That’s the claim of a recent study showing a significant difference between weekly churchgoers and those who do not attend religious services. Optimism was over 50% higher in churchgoers, who also showed significantly fewer incidences of depression. But the study didn’t really show a difference between different religions, so it appears that it’s church, rather than religion, that provides the positive effects.
Other studies have shown similar psychological benefits, but they seem to be the result of close communities and friendships that flourish in church-like settings. So increased happiness and optimism may have more to do with being part of a close-knit community than any actual dogma people are being taught.
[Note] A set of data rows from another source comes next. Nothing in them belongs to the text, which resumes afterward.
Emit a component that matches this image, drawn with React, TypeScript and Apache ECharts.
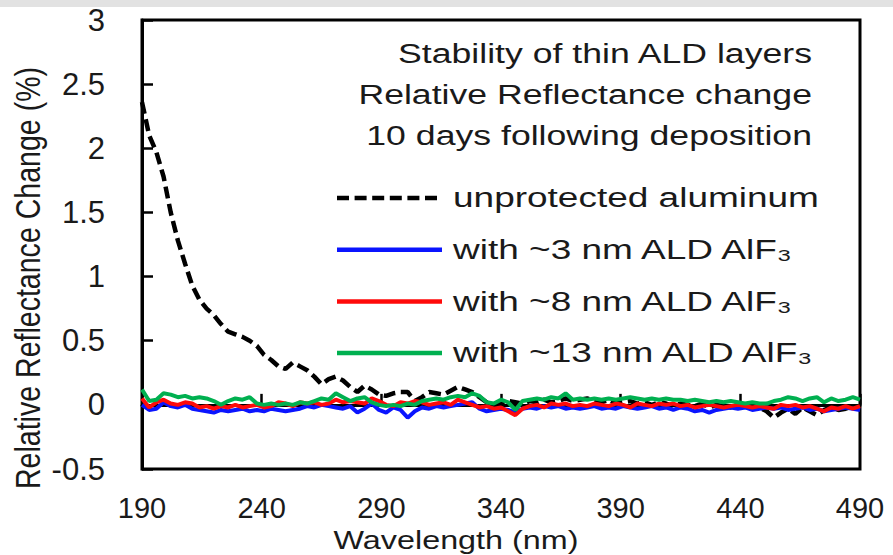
import React, { useEffect, useRef } from "react";
import * as echarts from "echarts";

// Wavelength grid (nm), 3 nm steps from 190 to 490
const wavelengths: number[] = [];
for (let w = 190; w <= 490; w += 3) wavelengths.push(w);

const xTicks = [190, 240, 290, 340, 390, 440, 490];

// Relative reflectance change (%) after 10 days
const unprotected = [
  2.36, 2.10, 1.97, 1.78, 1.50, 1.28, 1.10, 0.93, 0.82, 0.75,
  0.70, 0.63, 0.57, 0.55, 0.53, 0.50, 0.46, 0.39, 0.35, 0.30,
  0.28, 0.33, 0.30, 0.27, 0.22, 0.16, 0.20, 0.22, 0.19, 0.14,
  0.10, 0.15, 0.12, 0.08, 0.07, 0.09, 0.10, 0.10, 0.03, 0.06,
  0.10, 0.09, 0.08, 0.11, 0.14, 0.12, 0.10, 0.06, 0.02, 0.00,
  0.01, 0.03, 0.02, 0.01, 0.03, 0.02, 0.04, 0.02, 0.03, 0.05,
  0.03, 0.04, 0.05, 0.03, 0.02, 0.04, 0.01, 0.02, 0.03, 0.01,
  0.02, 0.00, 0.02, 0.01, -0.01, 0.01, 0.00, -0.01, 0.01, -0.02,
  0.00, -0.01, -0.02, 0.00, -0.01, -0.03, -0.02, -0.05, -0.10, -0.06,
  -0.03, -0.07, -0.02, -0.05, -0.08, -0.04, -0.02, -0.04, -0.03, -0.01,
  -0.03,
];

const ald3nm = [
  0.00, -0.04, -0.03, 0.02, -0.01, -0.02, 0.00, -0.03, -0.04, -0.05,
  -0.06, -0.04, -0.05, -0.04, -0.03, -0.05, -0.04, -0.05, -0.03, -0.04,
  -0.05, -0.04, -0.03, -0.01, -0.02, 0.00, -0.01, -0.02, -0.03, -0.01,
  -0.06, -0.03, 0.01, -0.04, -0.06, -0.02, -0.04, -0.10, -0.05, -0.02,
  -0.03, -0.01, -0.02, -0.01, 0.00, 0.01, 0.02, -0.03, -0.05, -0.04,
  -0.03, -0.04, -0.06, -0.03, -0.02, -0.03, -0.01, -0.02, -0.01, -0.03,
  -0.02, -0.03, -0.02, -0.01, -0.03, -0.02, -0.03, -0.01, -0.02, -0.03,
  -0.02, -0.01, -0.03, -0.02, -0.04, -0.02, -0.03, -0.05, -0.04, -0.06,
  -0.04, -0.03, -0.02, -0.03, -0.02, -0.04, -0.03, -0.02, -0.03, -0.02,
  -0.04, -0.03, -0.02, -0.04, -0.03, -0.05, -0.04, -0.03, -0.02, -0.03,
  -0.04,
];

const ald8nm = [
  0.05, -0.02, 0.02, 0.04, 0.01, 0.00, 0.02, 0.01, -0.02, -0.01,
  -0.03, -0.01, -0.02, 0.00, -0.02, -0.01, 0.00, -0.02, -0.01, 0.02,
  0.01, -0.01, 0.02, 0.01, 0.02, 0.00, 0.01, 0.04, 0.02, 0.03,
  0.02, 0.01, 0.05, 0.03, 0.00, -0.01, 0.02, 0.01, 0.03, 0.02,
  0.00, 0.01, 0.02, 0.00, 0.04, 0.02, 0.00, -0.02, -0.01, -0.03,
  -0.02, -0.05, -0.08, -0.03, -0.01, 0.00, -0.02, 0.01, 0.00, 0.01,
  -0.01, 0.00, -0.01, 0.01, 0.00, -0.01, 0.01, 0.00, -0.02, 0.01,
  0.00, -0.01, 0.01, 0.00, 0.01, -0.01, 0.00, -0.02, -0.01, 0.00,
  -0.01, -0.02, -0.01, 0.00, -0.01, -0.02, -0.01, -0.02, -0.03, 0.00,
  -0.01, 0.00, -0.02, -0.01, -0.03, -0.05, -0.02, -0.03, -0.01, -0.03,
  -0.01,
];

const ald13nm = [
  0.12, 0.03, 0.04, 0.09, 0.08, 0.06, 0.07, 0.05, 0.06, 0.05,
  0.03, 0.00, 0.03, 0.05, 0.04, 0.06, 0.01, 0.00, 0.01, 0.00,
  0.01, 0.00, 0.02, 0.01, 0.03, 0.05, 0.04, 0.09, 0.06, 0.03,
  0.05, 0.06, 0.02, 0.00, -0.01, 0.00, -0.01, 0.01, 0.00, 0.03,
  0.04, 0.05, 0.04, 0.06, 0.07, 0.06, 0.09, 0.07, 0.02, 0.01,
  0.04, 0.02, -0.04, 0.03, 0.04, 0.05, 0.04, 0.06, 0.05, 0.09,
  0.04, 0.05, 0.04, 0.05, 0.04, 0.05, 0.04, 0.05, 0.06, 0.05,
  0.04, 0.05, 0.04, 0.05, 0.04, 0.04, 0.03, 0.04, 0.03, 0.02,
  0.03, 0.02, 0.03, 0.02, 0.01, 0.02, 0.01, 0.01, 0.03, 0.04,
  0.06, 0.05, 0.03, 0.05, 0.06, 0.02, 0.05, 0.03, 0.04, 0.06,
  0.04,
];

const seriesNames = [
  "unprotected aluminum",
  "with ~3 nm ALD AlF₃",
  "with ~8 nm ALD AlF₃",
  "with ~13 nm ALD AlF₃",
];
const seriesColors = ["#000000", "#0a14ff", "#ff0a0a", "#00b050"];

const titleLines = [
  "Stability of thin ALD layers",
  "Relative Reflectance change",
  "10 days following deposition",
];

const FONT = "'Liberation Sans', 'DejaVu Sans', sans-serif";
const TEXT = "#1a1a1a";
const DASH = [12, 5.6];
// caption and key texts are drawn a little wider than the font's natural width
const TITLE_WIDE = 1.32;
const KEY_WIDE = 1.37;

const pairs = (ys: number[]) => wavelengths.map((w, i) => [w, ys[i]]);

export default function App() {
  const ref = useRef<HTMLDivElement>(null);

  useEffect(() => {
    if (!ref.current) return;
    const chart = echarts.init(ref.current, null, { renderer: "svg" });
    const line = (name: string, ys: number[], color: string, dashed = false) => ({
      name,
      type: "line",
      data: pairs(ys),
      showSymbol: false,
      symbol: "none",
      lineStyle: {
        color,
        width: dashed ? 4.5 : 4,
        type: dashed ? DASH : "solid",
      },
      itemStyle: { color },
    });

    // right-aligned caption, three lines 41 px apart
    const titleGraphics = titleLines.map((t, i) => ({
      type: "text",
      x: 812,
      y: 54 + i * 41,
      scaleX: TITLE_WIDE,
      style: {
        text: t,
        textAlign: "right",
        textVerticalAlign: "middle",
        fontSize: 27,
        fill: TEXT,
        fontFamily: FONT,
      },
    }));

    // key: a line sample and its label per series, 51.7 px apart
    const keyGraphics = seriesNames.flatMap((name, i) => {
      const y = 198 + i * 51.7;
      return [
        {
          type: "line",
          shape: { x1: 337, y1: y, x2: 442, y2: y },
          style: {
            stroke: seriesColors[i],
            lineWidth: 4.5,
            lineDash: i === 0 ? DASH : null,
          },
          silent: true,
        },
        {
          type: "text",
          x: 453,
          y,
          scaleX: KEY_WIDE,
          style: {
            text: name,
            textAlign: "left",
            textVerticalAlign: "middle",
            fontSize: 27,
            fill: TEXT,
            fontFamily: FONT,
          },
        },
      ];
    });

    chart.setOption({
      animation: false,
      backgroundColor: "#ffffff",
      textStyle: { fontFamily: FONT },
      grid: {
        left: 142,
        right: 33,
        top: 20,
        bottom: 86,
        show: true,
        borderColor: "#000",
        borderWidth: 3,
        backgroundColor: "transparent",
      },
      xAxis: {
        type: "value",
        min: 190,
        max: 490,
        axisLine: { show: true, lineStyle: { color: "#000", width: 3 } },
        axisTick: {
          show: true,
          inside: true,
          length: 11,
          customValues: xTicks,
          lineStyle: { color: "#000", width: 2.5 },
        },
        axisLabel: {
          customValues: xTicks,
          margin: 23,
          fontSize: 29,
          lineHeight: 32,
          color: TEXT,
          fontFamily: FONT,
        },
        splitLine: { show: false },
      },
      yAxis: {
        type: "value",
        min: -0.5,
        max: 3,
        interval: 0.5,
        axisLine: { show: true, lineStyle: { color: "#000", width: 3 } },
        axisTick: {
          show: true,
          inside: true,
          length: 11,
          lineStyle: { color: "#000", width: 2.5 },
        },
        axisLabel: {
          margin: 37,
          fontSize: 31,
          color: TEXT,
          fontFamily: FONT,
        },
        splitLine: { show: false },
      },
      series: [
        line(seriesNames[0], unprotected, seriesColors[0], true),
        line(seriesNames[1], ald3nm, seriesColors[1]),
        line(seriesNames[2], ald8nm, seriesColors[2]),
        line(seriesNames[3], ald13nm, seriesColors[3]),
      ],
      graphic: [
        {
          type: "rect",
          shape: { x: 0, y: 0, width: 893, height: 7 },
          style: { fill: "#e2e2e2" },
          silent: true,
        },
        ...titleGraphics,
        ...keyGraphics,
        {
          type: "text",
          x: 29,
          y: 278,
          rotation: Math.PI / 2,
          scaleX: 1.02,
          scaleY: 1.22,
          style: {
            text: "Relative Reflectance Change (%)",
            textAlign: "center",
            textVerticalAlign: "middle",
            fontSize: 28,
            fill: TEXT,
            fontFamily: FONT,
          },
        },
        {
          type: "text",
          x: 456,
          y: 540,
          scaleX: 1.22,
          style: {
            text: "Wavelength (nm)",
            textAlign: "center",
            textVerticalAlign: "middle",
            fontSize: 26.5,
            fill: TEXT,
            fontFamily: FONT,
          },
        },
      ],
    });
    return () => chart.dispose();
  }, []);

  return (
    <div
      ref={ref}
      style={{ position: "fixed", left: 0, top: 0, width: 893, height: 555 }}
    />
  );
}
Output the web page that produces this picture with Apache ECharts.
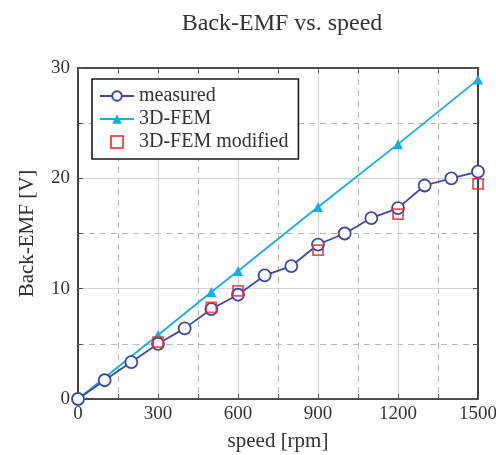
<!DOCTYPE html>
<html><head><meta charset="utf-8">
<script src="https://cdn.jsdelivr.net/npm/echarts@6/dist/echarts.min.js"></script>
<style>html,body{margin:0;padding:0;background:#fff}#c{width:496px;height:455px}</style>
</head><body><div id="c"></div>
<script>
const measuredSpeed = [0,100,200,300,400,500,600,700,800,900,1000,1100,1200,1300,1400,1500];
const measuredEmf = [0,1.7,3.35,5.0,6.4,8.15,9.45,11.2,12.05,14.0,15.0,16.4,17.3,19.35,20.0,20.6];
const femSpeed = [0,300,500,600,900,1200,1500];
const femEmf = [0,5.8,9.7,11.6,17.4,23.1,28.95];
const femModSpeed = [300,500,600,900,1200,1500];
const femModEmf = [5.15,8.3,9.8,13.5,16.75,19.5];
const xTicks = [0,300,600,900,1200,1500];
const yTicks = [0,10,20,30];

const FONT = '"Liberation Serif", serif';
const TXT = '#333';
const zip = (a,b)=>a.map((v,i)=>[v,b[i]]);
const SQUARE = 'path://M0,0H10V10H0Z';

const chart = echarts.init(document.getElementById('c'), null, {renderer:'canvas'});
const baseAxis = (min,max,interval)=>({
  type:'value', min, max, interval,
  axisLine:{show:true,onZero:false,lineStyle:{color:'#1a1a1a',width:1.6}},
  axisTick:{show:true,inside:true,length:5,lineStyle:{color:'#555',width:1}},
  minorTick:{show:true,splitNumber:2,length:5,lineStyle:{color:'#555',width:1}},
});
chart.setOption({
  animation:false,
  title:{text:'Back-EMF vs. speed',left:277,textAlign:'center',top:7,
    textStyle:{fontFamily:FONT,fontSize:24,fontWeight:'normal',color:TXT}},
  grid:{left:78,right:18,top:68,bottom:56,containLabel:false,outerBoundsMode:'none'},
  legend:{
    orient:'vertical',left:92,top:79,
    padding:[7,10,7,7],itemGap:3,itemWidth:34,itemHeight:12,
    borderColor:'#1a1a1a',borderWidth:1.6,backgroundColor:'#fff',
    textStyle:{fontFamily:FONT,fontSize:20,color:TXT},
    data:['measured','3D-FEM',{name:'3D-FEM modified',icon:SQUARE}]
  },
  xAxis:[
    Object.assign(baseAxis(xTicks[0],xTicks[xTicks.length-1],300),{
      position:'bottom',
      name:'speed [rpm]',nameLocation:'middle',nameGap:32,
      nameTextStyle:{fontFamily:FONT,fontSize:21,color:TXT},
      axisLabel:{fontFamily:FONT,fontSize:19,color:TXT,margin:6,formatter:v=>String(v)},
      splitLine:{show:true,lineStyle:{color:'#d4d4d4',width:1}},
      minorSplitLine:{show:true,lineStyle:{color:'#b8b8b8',width:1,type:[6,5]}}
    }),
    Object.assign(baseAxis(xTicks[0],xTicks[xTicks.length-1],300),{
      position:'top',axisLabel:{show:false},splitLine:{show:false}
    })
  ],
  yAxis:[
    Object.assign(baseAxis(yTicks[0],yTicks[yTicks.length-1],10),{
      position:'left',
      name:'Back-EMF [V]',nameLocation:'middle',nameGap:40,
      nameTextStyle:{fontFamily:FONT,fontSize:21,color:TXT},
      axisLabel:{fontFamily:FONT,fontSize:19,color:TXT,margin:8,formatter:v=>String(v)},
      splitLine:{show:true,lineStyle:{color:'#d4d4d4',width:1}},
      minorSplitLine:{show:true,lineStyle:{color:'#b8b8b8',width:1,type:[6,5]}}
    }),
    Object.assign(baseAxis(yTicks[0],yTicks[yTicks.length-1],10),{
      position:'right',axisLabel:{show:false},splitLine:{show:false}
    })
  ],
  series:[
    {name:'3D-FEM',type:'line',data:zip(femSpeed,femEmf),
      lineStyle:{color:'#12aee8',width:1.8},itemStyle:{color:'#12aee8'},
      symbol:'triangle',symbolSize:10,showAllSymbol:true,z:2},
    {name:'measured',type:'line',data:zip(measuredSpeed,measuredEmf),
      lineStyle:{color:'#3c4a9e',width:1.8},
      itemStyle:{color:'#fff',borderColor:'#3c4a9e',borderWidth:1.8},
      symbol:'circle',symbolSize:12,showAllSymbol:true,z:3},
    {name:'3D-FEM modified',type:'scatter',data:zip(femModSpeed,femModEmf),
      itemStyle:{color:'rgba(255,255,255,0)',borderColor:'#e8282e',borderWidth:1.8},
      symbol:SQUARE,symbolKeepAspect:true,symbolSize:10,z:4}
  ]
});
</script></body></html>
Non-religious people who are socially engaged to similar degrees in their own communities see similar psychological benefits.
Changing Religious Landscape
Data on the benefits of religion seems to be a hot topic lately, and it may have to do with how the religious makeup of the US has changed over the last two decades. Demographics are shifting rapidly in the US, with significantly more people turning away from organized religion than in previous decades.
A significant number of people change their religious affiliation from the church they were raised in, which means that a lot of people are leaving the communities of their youth. Somewhere in that transition, are people falling through the cracks and not landing in supportive communities that offer the psychological benefits that we’re seeing in these studies? I’d also like to see whether these studies separate people by age, since many people stop going to church in their 20s and often return to regular church attendance later in life.
Churches provide a ready-made community for folks, which might provide some reassurance that allows people to feel like somebody’s got their back. Add that to the feeling that they have divine assistance on their side — or that at least somebody knows their troubles, cares and dreams — and I can definitely see how that produces a happier view of the world. But the non-religious friends I know are just as happy and well-adjusted, so it’s hard to think that they’re missing anything
I’m also wondering how the studies above measure “optimism” and whether the results might not be skewed by cultural stereotypes about happiness and life. Could measuring optimism be like measuring intelligence? There are different ways of being smart. Some people are just realists or skeptics or cynics; do we really think they’re less healthy or happy?
What do you think? Are people getting something from church attendance that they’re not getting elsewhere? Can people find communities outside of religious settings that nurture them mentally and emotionally?